A tempering procedure, next conducted, involves a reheating operation to relieve undesirable and fairly substantial tensile surface stresses induced by the direct quench operation. Thus, the member 10 is reheated and held for approximately 11/2 hours at a constant temperature in a range of 300 hardness decreases from 63 to 67 to a range of 59 to 64. Although a relatively high Rockwell C hardness is achieved upon quench, the amount of untempered martensite (70-90%--see chart), is extremely and unsatisfactorily high as earlier noted, and would result in the prior art problems related to fatigue and brittleness. Such a high percentage of untempered martensite must therefore be substantially reduced in order to enchance the strength of the part, and to avoid brittleness. Moreover, as the oil quench step also results in an uneven distribution of hardness over the surface, the tempering step also produces a more uniform hardness over the surface.
After tempering, the final operation comprises a work-hardening of the case depth. The work hardening procedure allows for a smaller and more desirable amount of untempered martensite within the surface of the part. It will be appreciated by those skilled in the art that only retained austenite is capable of being transformed into untempered martensite by working hardening. This is because once converted during the tempering step, the tempered martensite cannot be transformed back into untempered martensite by work hardening procedures. Thus, the retained austenite becomes the only source of untempered martensite after the quench and tempering steps.
The presently preferred work hardening procedure is shot peening, as for example achieved by the use of ASTM 390 chilled steel shot.

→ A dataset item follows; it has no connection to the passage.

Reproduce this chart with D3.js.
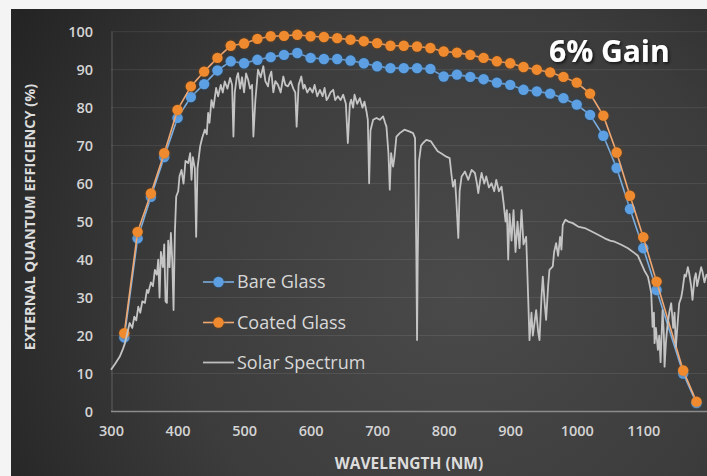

The shot peening procedure converts a substantial portion of the residual retained austenite into untempered martensite, resulting in a composition having a five to twenty percent untempered martensite in an effective case hardened depth of at least ten thousandths of an inch, and achieving a Rockwell C hardness of 59 to 68. To effect this hardness level, the shot peening must be of an intensity sufficient to produce an Almen test strip "A" arc height of 16 to 26 thousandths of an inch, as will be fully appreciated by those skilled in the art.
It should be further noted that an additional benefit of work hardening the case hardened depth is the inducement of compressive stresses into the surface, thus also inherently enhancing the fatigue life of the part. The stresses result from the fact that the crystaline structure of untempered martensite is slightly larger than that of austenite. Thus there is a slight expansion of the surface case depth as a substantial portion of the retained austenite is transformed into untempered martensite by the shot peening procedure. The combination of the greater case hardness and the surface compressive stresses provides for an improved bearing surface for use in high stress contact roller environments, for example, those to which the trunnions 12 are subjected.
Other benefits are also realized in the practice of the above-described method of this invention, although not all are readily apparent. For example, the higher carbon concentration as employed herein is believed to produce a small percentage of carbides in the case hardened surface which also contributes to the improved wear resistance of the member 10.
The above-described preferred practice of this method is exemplary only, and numerous variants thereof are envisioned as falling within the spirit and scope of the appended claims. For example, the method could also be applied to other bearing parts, such as the inner race of a universal joint bearing cap as used to support the trunnion, or even to bearing portions of axle shafts and the like.